2. Do One Small Hands-On Project
Not a huge course. Not 10 tools. Just one:
- deploy a simple app
- set up monitoring
- automate a small task
- document what you learned
This builds confidence faster than passive learning.
3. Learn to Explain Your Career Switch Story
Hiring managers care why you switched. Be ready to explain:
- what you did before
- what attracted you to cloud
- how your previous skills still help you
A clear story often matters more than a perfect resume.
Final Thought
Career switchers aren’t “late to tech.”. They’re arriving exactly when tech needs them - people who understand work, pressure, communication, and responsibility. If you’re curious, disciplined, and willing to learn step by step, cloud and tech roles aren’t a risk. They’re an opportunity.
FAQs
Q1: Do I need a computer science degree to move into cloud or tech roles?
No.
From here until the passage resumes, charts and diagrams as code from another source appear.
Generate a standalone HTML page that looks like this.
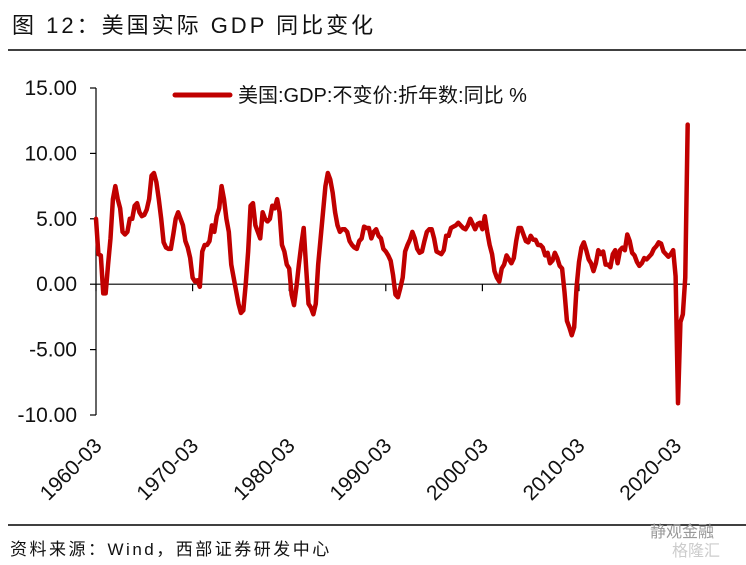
<!DOCTYPE html>
<html><head><meta charset="utf-8">
<style>
html,body{margin:0;padding:0;background:#fff;}
svg{display:block;font-family:"Liberation Sans","Noto Sans CJK SC",sans-serif;}
</style></head>
<body>
<svg id="chart" width="746" height="565" viewBox="0 0 746 565">
  <text x="12" y="33" font-size="22" fill="#111" letter-spacing="3">图 12：美国实际 GDP 同比变化</text>
  <line x1="8" y1="50" x2="746" y2="50" stroke="#000" stroke-width="1.5"/>
  <g id="yaxis"></g>
  <g id="xaxis"></g>
  <g id="series"></g>
  <g>
    <line x1="175" y1="95" x2="230" y2="95" stroke="#C00000" stroke-width="5" stroke-linecap="round"/>
    <text x="238" y="102" font-size="20" fill="#111">美国:GDP:不变价:折年数:同比 %</text>
  </g>
  <line x1="8" y1="525" x2="746" y2="525" stroke="#000" stroke-width="1.5"/>
  <text x="10" y="555" font-size="17" fill="#111" letter-spacing="2.5">资料来源：Wind，西部证券研发中心</text>
  <text x="650" y="537" font-size="16" fill="#999">静观金融</text>
  <text x="672" y="556" font-size="16" fill="#ccc">格隆汇</text>
</svg>
<script>
const yTicks = [15, 10, 5, 0, -5, -10];
const yTickLabels = ["15.00", "10.00", "5.00", "0.00", "-5.00", "-10.00"];
const xTickLabels = ["1960-03", "1970-03", "1980-03", "1990-03", "2000-03", "2010-03", "2020-03"];
const xTickIndex = [0, 40, 80, 120, 160, 200, 240];
const startYear = 1960;
const gdpYoY = [
 5.0,2.3,2.2,-0.7, -0.7,1.5,3.5,6.5, 7.5,6.5,5.8,4.0, 3.8,4.0,5.0,5.0,
 6.0,6.2,5.5,5.2, 5.3,5.7,6.5,8.3, 8.5,7.8,6.5,5.0, 3.2,2.8,2.7,2.7,
 3.8,5.0,5.5,5.0, 4.5,3.3,2.8,2.0, 0.5,0.2,0.3,-0.2, 2.5,3.0,3.0,3.3,
 4.5,4.0,5.2,5.8, 7.5,6.5,5.0,4.0, 1.5,0.5,-0.5,-1.5, -2.2,-2.0,0.0,2.5,
 6.0,6.2,4.5,4.0, 3.5,5.5,5.0,4.8, 5.0,6.0,5.8,6.5, 5.5,3.0,2.5,1.5,
 1.2,-0.8,-1.6,-0.2, 1.5,3.0,4.3,1.3, -1.5,-1.8,-2.3,-1.5, 1.5,3.5,5.5,7.5,
 8.5,8.0,7.0,5.5, 4.5,4.0,4.2,4.2, 4.0,3.3,3.0,2.8, 2.7,3.3,3.5,4.4,
 4.3,4.3,3.5,4.0, 4.2,3.7,3.5,2.7, 2.5,2.2,1.8,0.7, -0.8,-1.0,-0.3,0.5,
 2.5,3.0,3.4,4.0, 3.5,2.7,2.4,2.5, 3.3,4.0,4.2,4.2, 3.5,2.5,2.4,2.3,
 2.6,3.7,3.7,4.3, 4.4,4.5,4.7,4.5, 4.3,4.2,4.5,5.0, 4.6,4.2,4.6,4.7,
 4.2,5.2,4.0,3.0, 2.3,1.0,0.5,0.2, 1.2,1.5,2.2,1.9, 1.6,2.0,3.3,4.3,
 4.3,3.8,3.3,3.2, 3.7,3.4,3.4,3.0, 3.0,2.8,2.2,2.4, 1.6,1.8,2.4,2.0,
 1.4,1.2,-0.6,-2.8, -3.3,-3.9,-3.3,-0.2, 1.7,2.8,3.2,2.6, 1.9,1.6,1.0,1.6,
 2.6,2.3,2.5,1.5, 1.5,1.3,2.3,2.6, 1.6,2.6,2.8,2.6, 3.8,3.3,2.4,2.2,
 1.7,1.4,1.6,2.0, 1.9,2.1,2.3,2.7, 2.9,3.2,3.1,2.5, 2.3,2.1,2.3,2.6,
 0.6,-9.1,-2.9,-2.3, 0.5,12.2
];
const NS = "http://www.w3.org/2000/svg";
const X0 = 96, DX = 96.6 / 40, Y0 = 284.2, PXU = 13.08;
function xScale(i){ return X0 + i * DX; }
function yScale(v){ return Y0 - v * PXU; }
function mk(tag, attrs, parent){
  const el = document.createElementNS(NS, tag);
  for (const k in attrs) el.setAttribute(k, attrs[k]);
  parent.appendChild(el);
  return el;
}
const yG = document.getElementById('yaxis');
const xG = document.getElementById('xaxis');
const sG = document.getElementById('series');
let el = mk('line', {x1: X0, y1: yScale(15), x2: X0, y2: yScale(-10), stroke: '#000', 'stroke-width': 1.2}, yG);


yTicks.forEach((v, k) => {
  const t = mk('line', {x1: X0 - 6, y1: yScale(v), x2: X0, y2: yScale(v), stroke: '#000', 'stroke-width': 1.2}, yG);
  
  
  const l = mk('text', {x: 77, y: yScale(v) + 7, 'text-anchor': 'end', 'font-size': 21, fill: '#111'}, yG);
  l.textContent = yTickLabels[k];
  
  
});
el = mk('line', {x1: X0, y1: Y0, x2: 690, y2: Y0, stroke: '#000', 'stroke-width': 1.2}, xG);


xTickIndex.forEach((idx, k) => {
  const x = xScale(idx);
  const t = mk('line', {x1: x, y1: Y0, x2: x, y2: Y0 + 7, stroke: '#000', 'stroke-width': 1.2}, xG);
  
  
  const ax = x + 7, ay = 447;
  const l = mk('text', {x: ax, y: ay, 'text-anchor': 'end', 'font-size': 21, fill: '#111', transform: 'rotate(-45 ' + ax + ' ' + ay + ')'}, xG);
  l.textContent = xTickLabels[k];
  
  
});
const pts = gdpYoY.map((v, i) => xScale(i).toFixed(2) + ',' + yScale(v).toFixed(2)).join(' ');
el = mk('polyline', {points: pts, fill: 'none', stroke: '#C00000', 'stroke-width': 4.5, 'stroke-linejoin': 'round', 'stroke-linecap': 'round'}, sG);


</script>
</body></html>
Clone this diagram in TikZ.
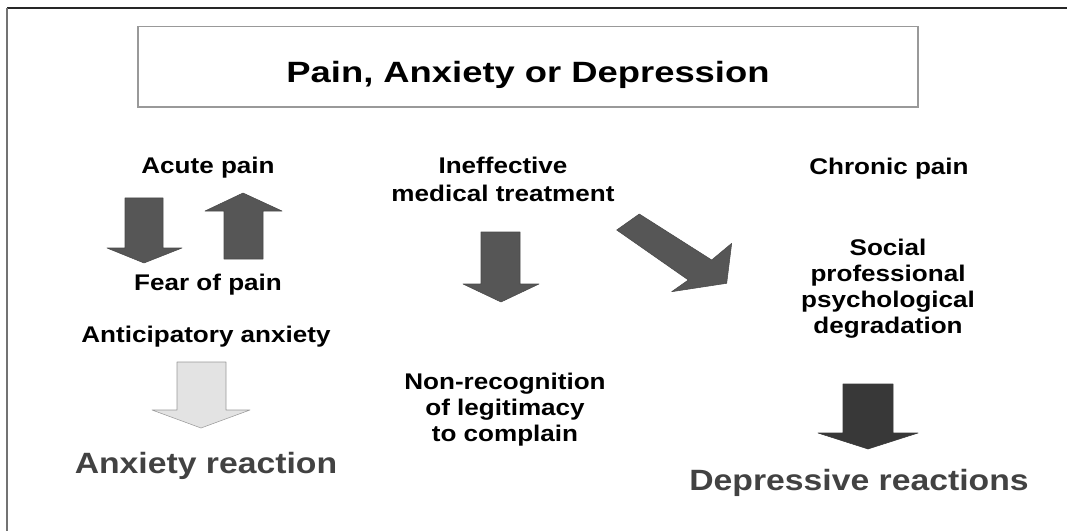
\documentclass[tikz,border=0pt]{standalone}
\usepackage{fontspec}
\newfontfamily\bodyfont{Liberation Sans}[FakeStretch=1.15]
\newfontfamily\titlefont{Liberation Sans}[FakeStretch=1.24]
\definecolor{arrowgray}{HTML}{565656}
\definecolor{arrowdark}{HTML}{383838}
\definecolor{arrowlight}{HTML}{E3E3E3}
\definecolor{resultgray}{HTML}{424242}
\tikzset{
  labeltext/.style={font=\bodyfont\bfseries\fontsize{17}{19.5}\selectfont, align=center, anchor=base, inner sep=0pt},
  resulttext/.style={font=\bodyfont\bfseries\fontsize{22}{26}\selectfont, text=resultgray, anchor=base, inner sep=0pt},
  block/.style={fill=arrowgray, draw=arrowgray!85!black, line width=0.4pt, line join=round}
}
\begin{document}
\begin{tikzpicture}[x=0.75pt,y=-0.75pt]
        \useasboundingbox (0,0) rectangle (1067,531);
        \draw[line width=1.3pt, black!85] (7,8) -- (1067,8);
        \draw[line width=1.6pt, black!55] (7,8) -- (7,531);
        \node[draw=black!40, line width=1pt, inner sep=0pt, minimum width=585pt, text height=42.5pt, text depth=18pt, anchor=base, font=\titlefont\bfseries\fontsize{22}{25}\selectfont] (title) at (528,83) {Pain, Anxiety or Depression};
        \node[labeltext] (acute) at (208,174) {Acute pain};
        \node[labeltext] (fear) at (208,290) {Fear of pain};
        \node[labeltext] (anticip) at (206,342) {Anticipatory anxiety};
        \node[resulttext] (anxreact) at (206,473) {Anxiety reaction};
        \node[labeltext, font=\bodyfont\bfseries\fontsize{17}{20.5}\selectfont] (ineff) at (503,201) {Ineffective\\medical treatment};
        \node[labeltext] (nonrecog) at (505,441) {Non-recognition\\of legitimacy\\to complain};
        \node[labeltext] (chronic) at (889,175) {Chronic pain};
        \node[labeltext] (degrad) at (888,333) {Social\\professional\\psychological\\degradation};
        \node[resulttext] (depreact) at (859,490) {Depressive reactions};
        \filldraw[block] (125,198) -- (163,198) -- (163,248) -- (182,248) -- (144,263) -- (107,248) -- (125,248) -- cycle;
        \filldraw[block] (224,259) -- (263,259) -- (263,211) -- (282,211) -- (243,193) -- (205,211) -- (224,211) -- cycle;
        \filldraw[block, fill=arrowlight, draw=black!40] (177,362) -- (226,362) -- (226,410) -- (250,410) -- (201,428) -- (152,410) -- (177,410) -- cycle;
        \filldraw[block] (481,232) -- (520,232) -- (520,284) -- (539,284) -- (501,302) -- (463,284) -- (481,284) -- cycle;
        \filldraw[block] (616.7,230) -- (639.3,214) -- (711.7,260) -- (731.7,243.3) -- (726.7,283.3) -- (671.7,291.7) -- (688.3,280) -- cycle;
        \filldraw[block, fill=arrowdark, draw=arrowdark] (843,384) -- (893,384) -- (893,433) -- (918,433) -- (868,449) -- (818,433) -- (843,433) -- cycle;
\end{tikzpicture}
\end{document}
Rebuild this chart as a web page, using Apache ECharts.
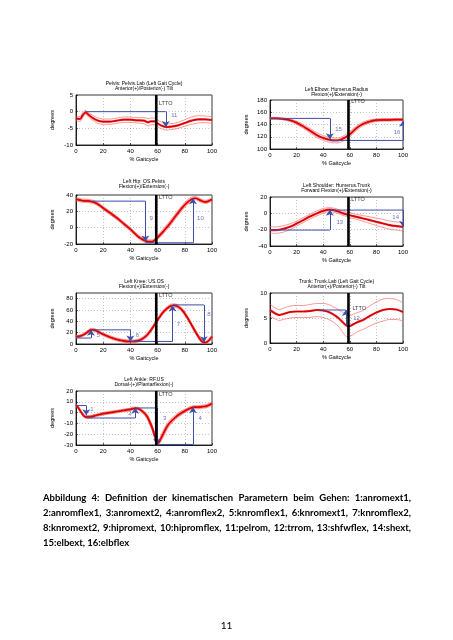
<!DOCTYPE html>
<html><head><meta charset="utf-8">
<script src="https://cdn.jsdelivr.net/npm/echarts@6/dist/echarts.min.js"></script>
<style>
html,body{margin:0;padding:0;background:#fff;}
#chart{position:absolute;left:0;top:0;width:453px;height:640px;}
.cap{position:absolute;left:43px;width:368px;font-family:Lato,'Open Sans',sans-serif;font-weight:bold;font-size:9.5px;white-space:nowrap;text-align:justify;text-align-last:justify;color:#000;line-height:15px;}
.cap.last{text-align:left;text-align-last:left;}
#page{position:absolute;left:0;width:453px;top:619px;text-align:center;font-family:Lato,'Open Sans',sans-serif;font-size:10px;color:#000;}
</style></head><body>
<div id="chart"></div>
<div class="cap" style="top:490px">Abbildung 4: Definition der kinematischen Parametern beim Gehen: 1:anromext1,</div>
<div class="cap" style="top:505px">2:anromflex1, 3:anromext2, 4:anromflex2, 5:knromflex1, 6:knromext1, 7:knromflex2,</div>
<div class="cap" style="top:520px">8:knromext2, 9:hipromext, 10:hipromflex, 11:pelrom, 12:trrom, 13:shfwflex, 14:shext,</div>
<div class="cap last" style="top:535px">15:elbext, 16:elbflex</div>
<div id="page">11</div>
<script>
// ---------- data ----------
const xTickStep = 20;
const lttoX = 59;

const pelvisX    = [0,3,5,7,10,15,20,25,30,35,40,45,50,53,55,58,60,63,66,70,75,80,85,90,95,100];
const pelvisMean = [-2,-2.2,-1,-0.2,-1.2,-2.5,-3,-3,-2.7,-2.4,-2.4,-2.6,-2.7,-3.2,-2.9,-2.9,-3.5,-4.2,-4.6,-4.5,-4.1,-3.4,-2.7,-2.3,-2.3,-2.5];
const pelvisSd   = [0.7,0.7,0.7,0.6,0.7,0.8,0.8,0.8,0.8,0.8,0.8,0.8,0.9,1.1,1.0,1.0,1.0,1.0,0.9,0.9,0.9,1.0,1.1,1.1,1.0,1.0];
const pelvisArrows = [[[7,0],[66,0],[66,-4.6]]];
const pelvisLabels = [[70,-1,'11']];

const elbowX    = [0,5,10,15,20,25,30,35,40,45,48,51,55,60,65,70,75,80,85,90,95,100];
const elbowMean = [150,150,149,147,143,137,130,123,118,115,114,114,117,124,134,141,145,147,147.5,147.5,148,148];
const elbowSd   = [1,1,1.5,2,2.5,3,3.5,4,4,4,4,4,4,4,3.5,3,2.5,2,2,2,2,2];
const elbowArrows = [[[0,150],[45,150],[45,116]],[[45,114],[100,114],[100,146]]];
const elbowLabels = [[49,132,'15'],[93,128,'16']];

const hipX    = [0,5,10,15,20,25,30,35,40,45,50,53,56,60,65,70,75,80,85,88,92,95,100];
const hipMean = [35,33,32.5,30,24,18,12,5,-2,-10,-15.5,-17,-17,-12,-3,7,18,28,35,36,33,31.5,34.5];
const hipSd   = [2,2,2,2,2,2,2,2,2,2,2,2,2,2.5,3,3,3,3,2.5,2,2,2,2];
const hipArrows = [[[12,32.5],[51,32.5],[51,-17]],[[51,-18.5],[86,-18.5],[86,36]]];
const hipLabels = [[54,12,'9'],[89,12,'10']];

const shoulderX    = [0,5,10,15,20,25,30,35,40,45,50,55,60,65,70,75,80,85,90,95,100];
const shoulderMean = [-20.5,-20.5,-19,-16.5,-12.5,-8.3,-4,-0.2,3,4.5,3,0,-2.3,-4.3,-6.3,-8.3,-10.4,-12.4,-14.4,-15.6,-16.5];
const shoulderSd   = [4,4,4,3.5,3,3,3,3,3,2.5,2.5,2.5,3,3,3.5,4,4.5,5,5,5,5];
const shoulderArrows = [[[0,-20.5],[45,-20.5],[45,4.5]],[[46,4],[100,4],[100,-16.5]]];
const shoulderLabels = [[50,-11,'13'],[92,-5.5,'14']];

const kneeX    = [0,3,6,9,11,13,16,20,25,30,35,40,45,48,52,55,58,61,64,67,70,72,75,78,81,84,87,90,92,94,96,100];
const kneeMean = [13,14,17,22,25,25,22,17,12,8,5.5,4.5,5.5,8,15,24,35,46,56,63,67.5,68,66,60,50,38,25,13,6,2.5,3,13];
const kneeSd   = [2,2,2.5,2.5,2.5,2.5,2.5,2.5,2.5,2.5,2.5,2.5,2.5,3,3,3,3,3,3,3,3,3,3,3,3,3,3,3,3,2.5,2.5,3];
const kneeArrows = [[[0,10.5],[11,10.5],[11,25]],[[11,25],[40,25],[40,4.5]],[[40,4.5],[71,4.5],[71,68]],[[71,69],[94,69],[94,3]]];
const kneeLabels = [[15,14.5,'5'],[44,16,'6'],[74,35,'7'],[96.5,52,'8']];

const trunkX    = [0,4,7,10,15,20,25,30,35,40,45,50,53,56,58,60,63,66,70,75,80,85,90,95,100];
const trunkMean = [6.6,5.9,5.6,5.8,6.2,6.3,6.3,6.4,6.6,6.5,6.1,5.3,4.6,3.8,3.4,3.4,3.8,4.2,4.6,5.4,6.1,6.6,6.8,6.7,6.2];
const trunkSd   = [1.2,1.1,1.1,1.1,1.2,1.2,1.2,1.3,1.3,1.4,1.5,1.6,1.8,2.1,2.2,2.1,2.0,1.9,1.9,2.0,2.1,2.2,2.1,2.0,1.8];
const trunkArrows = [[[57,3.4],[57,6.6]]];
const trunkPlain  = [[[37,6.6],[57,6.6]]];
const trunkLabels = [[62.5,4.9,'12']];

const ankleX    = [0,2,4,7,10,15,20,25,30,35,40,43,46,49,52,54,56,58,59,60,61,62,64,66,68,70,73,76,80,84,87,90,93,96,100];
const ankleMean = [7,4,0,-4,-4,-2.5,-1,0,1,2,3,4,3.5,1,-3,-8,-14,-22,-26,-28,-27.5,-25,-20,-15,-11,-8,-4.5,-1.5,1.5,4,5,5,5.5,6,8.5];
const ankleSd   = [1.2,1.2,1.2,1.2,1.2,1.2,1.2,1.2,1.2,1.2,1.2,1.2,1.3,1.5,2,2.5,2.5,2.5,2.5,2,2,2.5,3,3,2.5,2.5,2,2,1.5,1.5,1.5,1.5,1.5,1.5,1.5];
const ankleArrows = [[[0,6.5],[7.5,6.5],[7.5,-2.5]],[[7.5,-5],[43.5,-5],[43.5,4.5]],[[43.5,4.3],[59.5,4.3],[59.5,-29.5]],[[60,-29.5],[86,-29.5],[86,5]]];
const ankleLabels = [[10.5,3,'1'],[38.5,-1,'2'],[64,-5,'3'],[90,-5,'4']];

const titles = [
  'Pelvis: Pelvis.Lab (Left Gait Cycle)\nAnterior(+)/Posterior(-) Tilt',
  'Left Elbow: Humerus.Radius\nFlexion(+)/Extension(-)',
  'Left Hip: OS.Pelvis\nFlexion(+)/Extension(-)',
  'Left Shoulder: Humerus.Trunk\nForward Flexion(+)/Extension(-)',
  'Left Knee: US.OS\nFlexion(+)/Extension(-)',
  'Trunk: Trunk.Lab (Left Gait Cycle)\nAnterior(+)/Posterior(-) Tilt',
  'Left Ankle: RF.US\nDorsal-(+)/Plantarflexion(-)'
];
const yMins  = [-10, 100, -20, -40, 0, 0, -30];
const yMaxs  = [5, 180, 40, 20, 90, 10, 20];
const ySteps = [5, 20, 20, 20, 20, 5, 10];
const lttoLabelPos = [[61,2.5],[61,177],[61,37],[61,17],[61,86],[62,7],[61,17]];

// ---------- layout ----------
const boxes = [
  {l:76, t:95, w:136, h:50, tt:81.5},
  {l:270,t:100,w:133, h:49, tt:87},
  {l:76, t:195,w:136, h:49, tt:179.5},
  {l:270,t:197,w:133, h:49, tt:183.5},
  {l:76, t:293,w:136, h:51, tt:279.5},
  {l:270,t:293,w:133, h:50, tt:279},
  {l:76, t:391,w:136, h:54, tt:377.5}
];
const curves = [
  [pelvisX,pelvisMean,pelvisSd,pelvisArrows,pelvisLabels,[]],
  [elbowX,elbowMean,elbowSd,elbowArrows,elbowLabels,[]],
  [hipX,hipMean,hipSd,hipArrows,hipLabels,[]],
  [shoulderX,shoulderMean,shoulderSd,shoulderArrows,shoulderLabels,[]],
  [kneeX,kneeMean,kneeSd,kneeArrows,kneeLabels,[]],
  [trunkX,trunkMean,trunkSd,trunkArrows,trunkLabels,trunkPlain],
  [ankleX,ankleMean,ankleSd,ankleArrows,ankleLabels,[]]
];

const FF = "'Liberation Sans', Arial, sans-serif";
const BLUE = '#3d4fa6';
const grids=[], xAxes=[], yAxes=[], series=[], graphics=[];

boxes.forEach((b,i)=>{
  grids.push({left:b.l, top:b.t, width:b.w, height:b.h, show:true, borderColor:'#000', borderWidth:0.8, backgroundColor:'#fff'});
  xAxes.push({type:'value', gridIndex:i, min:0, max:100, interval:xTickStep,
    axisLine:{show:true,onZero:false,lineStyle:{color:'#000',width:0.8}},
    axisTick:{show:true,inside:true,length:2,lineStyle:{color:'#000',width:0.6}},
    axisLabel:{fontSize:6,color:'#000',margin:3,fontFamily:FF},
    splitLine:{show:true,lineStyle:{color:'#9a9a9a',type:[1,2],width:0.6}},
    name:'% Gaitcycle', nameLocation:'middle', nameGap:11,
    nameTextStyle:{fontSize:5.5,color:'#000',fontFamily:FF}});
  yAxes.push({type:'value', gridIndex:i, min:yMins[i], max:yMaxs[i], interval:ySteps[i],
    axisLine:{show:true,onZero:false,lineStyle:{color:'#000',width:0.8}},
    axisTick:{show:true,inside:true,length:2,lineStyle:{color:'#000',width:0.6}},
    axisLabel:{fontSize:6,color:'#000',margin:3,fontFamily:FF,showMaxLabel:(i!==4)},
    splitLine:{show:true,lineStyle:{color:'#9a9a9a',type:[1,2],width:0.6}},
    name:'degrees', nameLocation:'middle', nameRotate:90, nameGap:21,
    nameTextStyle:{fontSize:5.5,color:'#000',fontFamily:FF}});
  graphics.push({type:'text', x:b.l+b.w/2, y:b.tt, silent:true,
    style:{text:titles[i], textAlign:'center', textVerticalAlign:'top', fontSize:5, lineHeight:5, fontFamily:FF, fill:'#000'}});

  const [xs,mean,sd,arrows,labels,plain] = curves[i];
  const up = xs.map((x,k)=>[x, mean[k]+sd[k]]);
  const lo = xs.map((x,k)=>[x, mean[k]-sd[k]]);
  const mn = xs.map((x,k)=>[x, mean[k]]);
  const base = {type:'line', xAxisIndex:i, yAxisIndex:i, smooth:0.3, showSymbol:false, symbol:'none', silent:true};
  series.push(Object.assign({}, base, {data:up, lineStyle:{color:'#ff6a6a', width:0.7}, z:2}));
  series.push(Object.assign({}, base, {data:lo, lineStyle:{color:'#ff6a6a', width:0.7}, z:2}));
  series.push(Object.assign({}, base, {data:mn, lineStyle:{color:'#ff1c1c', width:2.2}, z:3}));
  series.push(Object.assign({}, base, {data:mn, lineStyle:{color:'#a30000', width:0.8}, z:4}));
  series.push({type:'line', xAxisIndex:i, yAxisIndex:i, showSymbol:false, symbol:'none', silent:true,
    data:[[lttoX,yMins[i]],[lttoX,yMaxs[i]]], lineStyle:{color:'#000', width:2.6}, z:6});
  // blue annotation: leading segments plain, final segment with arrow head
  const plainSegs = plain.concat(arrows.filter(c=>c.length>2).map(c=>c.slice(0,c.length-1)));
  const headSegs = arrows.map(c=>c.slice(c.length-2));
  if (plainSegs.length) series.push({type:'lines', coordinateSystem:'cartesian2d', xAxisIndex:i, yAxisIndex:i, polyline:true, silent:true,
    symbol:'none', data:plainSegs.map(c=>({coords:c})), lineStyle:{color:BLUE, width:1, opacity:1, curveness:0}, z:5});
  series.push({type:'lines', coordinateSystem:'cartesian2d', xAxisIndex:i, yAxisIndex:i, silent:true,
    symbol:['none','arrow'], symbolSize:6,
    data:headSegs.map(c=>({coords:c})), lineStyle:{color:BLUE, width:1, opacity:1, curveness:0}, z:5});
  series.push({type:'scatter', xAxisIndex:i, yAxisIndex:i, symbol:'circle', symbolSize:0, silent:true, itemStyle:{color:'transparent'},
    data:labels.map(l=>({value:[l[0],l[1]], name:l[2]})),
    label:{show:true, formatter:'{b}', position:'right', distance:0, color:BLUE, fontSize:6, fontFamily:FF}, z:7});
  series.push({type:'scatter', xAxisIndex:i, yAxisIndex:i, symbol:'circle', symbolSize:0, silent:true, itemStyle:{color:'transparent'},
    data:[{value:lttoLabelPos[i], name:'LTTO'}],
    label:{show:true, formatter:'{b}', position:'right', distance:0, color:'#000', fontSize:5.5, fontFamily:FF}, z:7});
});

const chart = echarts.init(document.getElementById('chart'), null, {renderer:'canvas'});
chart.setOption({animation:false, backgroundColor:'#fff', grid:grids, xAxis:xAxes, yAxis:yAxes, series:series, graphic:graphics});
</script>
</body></html>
Many cloud and DevOps professionals come from non-computer science backgrounds. What matters more today is practical skills, hands-on experience, and problem-solving ability. Certifications, labs, and real projects often carry more weight than a degree.
Q2: Am I too late to switch careers into tech?
Not at all. Cloud adoption is still growing, and companies continue to modernize their systems. This creates ongoing demand for entry-level and mid-level roles, especially for people willing to learn and grow steadily.
Q3: How long does it take to become job-ready?
Most career switchers take:
- 3-6 months to build strong fundamentals
- 6-12 months to become job-ready for junior or entry-level roles
This depends on consistency, hands-on practice, and choosing a focused learning path.
Q4: Is coding mandatory for cloud or DevOps roles?
Basic scripting helps, but deep coding is not mandatory for many cloud roles. Operations, support, security, and cost-optimization paths rely more on understanding systems, automation basics, and troubleshooting than writing complex software.